▶ _Problem details_
Return only the lines from the top of the data down to the one that holds "Chart.register(...registerables);", both included, without any pictures.

▶ _Raw data_

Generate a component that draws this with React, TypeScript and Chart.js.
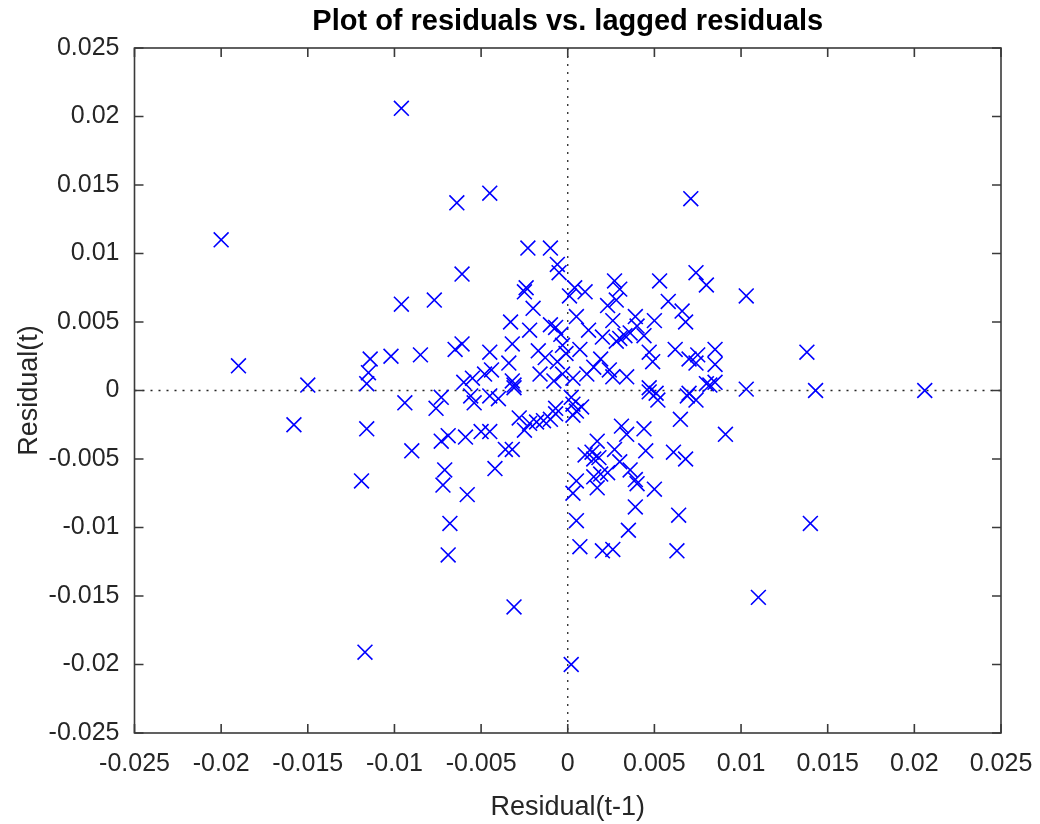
import { useEffect, useRef } from 'react';
import { Chart, registerables } from 'chart.js';

Chart.register(...registerables);

const chartTitle = 'Plot of residuals vs. lagged residuals';
const xAxisLabel = 'Residual(t-1)';
const yAxisLabel = 'Residual(t)';

const tickValues = [-0.025, -0.02, -0.015, -0.01, -0.005, 0, 0.005, 0.01, 0.015, 0.02, 0.025];
const tickLabels = ['-0.025', '-0.02', '-0.015', '-0.01', '-0.005', '0', '0.005', '0.01', '0.015', '0.02', '0.025'];

// Residual(t-1)
const laggedResiduals = [
  -0.0200, -0.0190, -0.0150, -0.0158, -0.0096, -0.0096, -0.0114, -0.0115, -0.0116, -0.0102,
  -0.0085, -0.0077, -0.0094, -0.0116, -0.0090, -0.0119, -0.0117, -0.0064, -0.0045, 0.0071,
  -0.0023, -0.0010, -0.0006, -0.0005, -0.0061, -0.0024, -0.0025, -0.0020, 0.0004, 0.0001,
  0.0010, 0.0027, 0.0030, 0.0028, 0.0023, 0.0053, 0.0074, 0.0080, 0.0058, 0.0066,
  0.0068, 0.0050, 0.0039, 0.0026, 0.0005, 0.0012, 0.0020, 0.0030, 0.0028, 0.0033,
  0.0036, 0.0040, 0.0044, -0.0033, -0.0022, -0.0010, -0.0007, -0.0004, -0.0032, -0.0061,
  -0.0065, -0.0045, -0.0034, -0.0017, -0.0013, -0.0003, -0.0001, 0.0007, -0.0006, 0.0019,
  0.0015, 0.0024, 0.0011, 0.0003, 0.0026, 0.0034, 0.0047, 0.0049, 0.0062, 0.0070,
  0.0075, 0.0074, 0.0085, 0.0085, 0.0080, 0.0085, 0.0047, 0.0051, 0.0070, -0.0060,
  -0.0055, -0.0048, -0.0044, -0.0032, -0.0031, -0.0016, -0.0008, -0.0003, -0.0073, -0.0076,
  -0.0056, -0.0054, -0.0045, -0.0040, -0.0031, -0.0028, -0.0025, -0.0022, -0.0018, -0.0014,
  -0.0010, -0.0007, -0.0007, 0.0003, 0.0005, 0.0008, 0.0003, 0.0002, -0.0073, -0.0069,
  -0.0059, -0.0050, -0.0045, -0.0036, -0.0032, -0.0042, -0.0071, -0.0072, -0.0058, -0.0068,
  -0.0069, 0.0031, 0.0034, 0.0044, 0.0017, 0.0027, 0.0045, 0.0061, 0.0068, 0.0065,
  0.0010, 0.0014, 0.0015, 0.0018, 0.0030, 0.0023, 0.0019, 0.0015, 0.0036, 0.0039,
  0.0040, 0.0005, 0.0017, 0.0003, 0.0050, 0.0039, 0.0064, 0.0005, 0.0035, 0.0007,
  0.0020, 0.0026, 0.0063, -0.0031, 0.0002, 0.0047, 0.0052, 0.0069, 0.0074, 0.0082,
  0.0103, 0.0138, 0.0103, 0.0143, 0.0206, 0.0091, 0.0140, 0.0110,
];

// Residual(t)
const residuals = [
  0.0110, 0.0018, 0.0004, -0.0025, 0.0206, 0.0063, 0.0023, 0.0013, 0.0005, 0.0025,
  0.0026, 0.0066, -0.0009, -0.0028, -0.0044, -0.0066, -0.0191, 0.0137, 0.0144, 0.0140,
  0.0104, 0.0104, 0.0092, 0.0086, 0.0085, 0.0075, 0.0072, 0.0060, 0.0075, 0.0069,
  0.0072, 0.0080, 0.0074, 0.0066, 0.0062, 0.0080, 0.0086, 0.0077, 0.0065, 0.0058,
  0.0050, 0.0051, 0.0054, 0.0051, 0.0054, 0.0044, 0.0039, 0.0038, 0.0036, 0.0040,
  0.0042, 0.0047, 0.0040, 0.0050, 0.0044, 0.0048, 0.0046, 0.0041, 0.0034, 0.0034,
  0.0030, 0.0028, 0.0020, 0.0029, 0.0024, 0.0033, 0.0027, 0.0030, 0.0021, 0.0023,
  0.0017, 0.0015, 0.0012, 0.0009, 0.0010, 0.0010, 0.0028, 0.0021, 0.0030, 0.0023,
  0.0026, 0.0020, 0.0030, 0.0019, 0.0005, 0.0006, 0.0002, -0.0002, -0.0002, 0.0006,
  0.0009, 0.0012, 0.0015, 0.0007, 0.0004, 0.0012, 0.0007, 0.0012, -0.0005, -0.0013,
  -0.0004, -0.0009, -0.0004, -0.0006, 0.0002, -0.0020, -0.0029, -0.0024, -0.0023, -0.0022,
  -0.0021, -0.0017, -0.0013, -0.0010, -0.0015, -0.0012, -0.0018, -0.0005, -0.0037, -0.0033,
  -0.0034, -0.0030, -0.0030, -0.0043, -0.0043, -0.0057, -0.0058, -0.0069, -0.0076, -0.0097,
  -0.0120, -0.0026, -0.0032, -0.0028, -0.0037, -0.0043, -0.0044, -0.0045, -0.0050, -0.0021,
  -0.0047, -0.0045, -0.0050, -0.0049, -0.0052, -0.0060, -0.0061, -0.0063, -0.0058, -0.0065,
  -0.0068, -0.0066, -0.0071, -0.0075, -0.0072, -0.0085, -0.0091, -0.0095, -0.0102, -0.0114,
  -0.0117, -0.0116, -0.0117, -0.0158, -0.0200, -0.0001, -0.0007, -0.0004, -0.0007, 0.0004,
  0.0069, 0.0028, 0.0001, 0.0000, 0.0000, -0.0032, -0.0097, -0.0151,
];

const FONT = '"Liberation Sans", Arial, Helvetica, sans-serif';
const AXIS_COLOR = '#262626';

const decorations = {
  id: 'matlabDecorations',
  beforeDatasetsDraw(chart: any) {
    const { ctx, chartArea: a, scales } = chart;
    const x0 = scales.x.getPixelForValue(0);
    const y0 = scales.y.getPixelForValue(0);
    ctx.save();
    ctx.strokeStyle = '#262626';
    ctx.lineWidth = 1.3;
    ctx.setLineDash([2, 6]);
    ctx.beginPath();
    ctx.moveTo(a.left, y0);
    ctx.lineTo(a.right, y0);
    ctx.moveTo(x0, a.top);
    ctx.lineTo(x0, a.bottom);
    ctx.stroke();
    ctx.restore();
  },
  afterDraw(chart: any) {
    const { ctx, chartArea: a, scales } = chart;
    ctx.save();
    ctx.strokeStyle = '#3a3a3a';
    ctx.lineWidth = 1.6;
    ctx.setLineDash([]);
    ctx.strokeRect(a.left, a.top, a.right - a.left, a.bottom - a.top);
    const tl = 9;
    ctx.beginPath();
    scales.x.ticks.forEach((t: any) => {
      const px = scales.x.getPixelForValue(t.value);
      ctx.moveTo(px, a.bottom);
      ctx.lineTo(px, a.bottom - tl);
      ctx.moveTo(px, a.top);
      ctx.lineTo(px, a.top + tl);
    });
    scales.y.ticks.forEach((t: any) => {
      const py = scales.y.getPixelForValue(t.value);
      ctx.moveTo(a.left, py);
      ctx.lineTo(a.left + tl, py);
      ctx.moveTo(a.right, py);
      ctx.lineTo(a.right - tl, py);
    });
    ctx.stroke();
    ctx.fillStyle = '#000';
    ctx.font = `bold 29px ${FONT}`;
    ctx.textAlign = 'center';
    ctx.textBaseline = 'middle';
    ctx.fillText(chartTitle, (a.left + a.right) / 2, 22);
    ctx.restore();
  },
};

export default function App() {
  const canvasRef = useRef<HTMLCanvasElement | null>(null);

  useEffect(() => {
    if (!canvasRef.current) return;
    const points = laggedResiduals.map((v, i) => ({ x: v, y: residuals[i] }));
    const fixedTicks = (scale: any) => {
      scale.ticks = tickValues.map((v) => ({ value: v }));
    };
    const labelFor = (v: any) => {
      const idx = tickValues.findIndex((t) => Math.abs(t - Number(v)) < 1e-9);
      return idx >= 0 ? tickLabels[idx] : '';
    };
    const chart = new Chart(canvasRef.current, {
      type: 'scatter',
      data: {
        datasets: [
          {
            label: 'Residuals',
            data: points,
            pointStyle: 'crossRot',
            pointRadius: 10.5,
            pointBorderWidth: 1.6,
            borderColor: 'rgb(0,0,255)',
            backgroundColor: 'rgb(0,0,255)',
            pointHoverRadius: 10.5,
          },
        ],
      },
      options: {
        responsive: false,
        animation: false,
        events: [],
        layout: { padding: { top: 48, right: 39, left: 0, bottom: 0 } },
        plugins: {
          legend: { display: false },
          title: { display: false },
          tooltip: { enabled: false },
        },
        scales: {
          x: {
            type: 'linear',
            min: -0.025,
            max: 0.025,
            afterBuildTicks: fixedTicks,
            afterFit: (scale: any) => {
              scale.height = 91;
              scale.paddingLeft = 0;
              scale.paddingRight = 0;
            },
            grid: { display: false, drawTicks: false },
            border: { display: false },
            ticks: {
              padding: 16,
              maxRotation: 0,
              autoSkip: false,
              color: AXIS_COLOR,
              font: { family: FONT, size: 25 },
              callback: labelFor,
            },
            title: {
              display: true,
              text: xAxisLabel,
              color: AXIS_COLOR,
              font: { family: FONT, size: 27 },
              padding: { top: 3, bottom: 0 },
            },
          },
          y: {
            type: 'linear',
            min: -0.025,
            max: 0.025,
            afterBuildTicks: fixedTicks,
            afterFit: (scale: any) => {
              scale.width = 134.5;
              scale.paddingTop = 0;
              scale.paddingBottom = 0;
            },
            grid: { display: false, drawTicks: false },
            border: { display: false },
            ticks: {
              padding: 15,
              autoSkip: false,
              color: AXIS_COLOR,
              font: { family: FONT, size: 25 },
              callback: labelFor,
            },
            title: {
              display: true,
              text: yAxisLabel,
              color: AXIS_COLOR,
              font: { family: FONT, size: 27 },
              padding: { top: 13, bottom: 0 },
            },
          },
        },
      },
      plugins: [decorations],
    });
    return () => chart.destroy();
  }, []);

  return (
    <div style={{ position: 'absolute', left: 0, top: 0, width: 1040, height: 824, background: '#fff' }}>
      <canvas ref={canvasRef} width={1040} height={824} style={{ display: 'block' }} />
    </div>
  );
}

▶ _Exercise result_
Generate a component that draws this with React, TypeScript and Chart.js.
import { useEffect, useRef } from 'react';
import { Chart, registerables } from 'chart.js';

Chart.register(...registerables);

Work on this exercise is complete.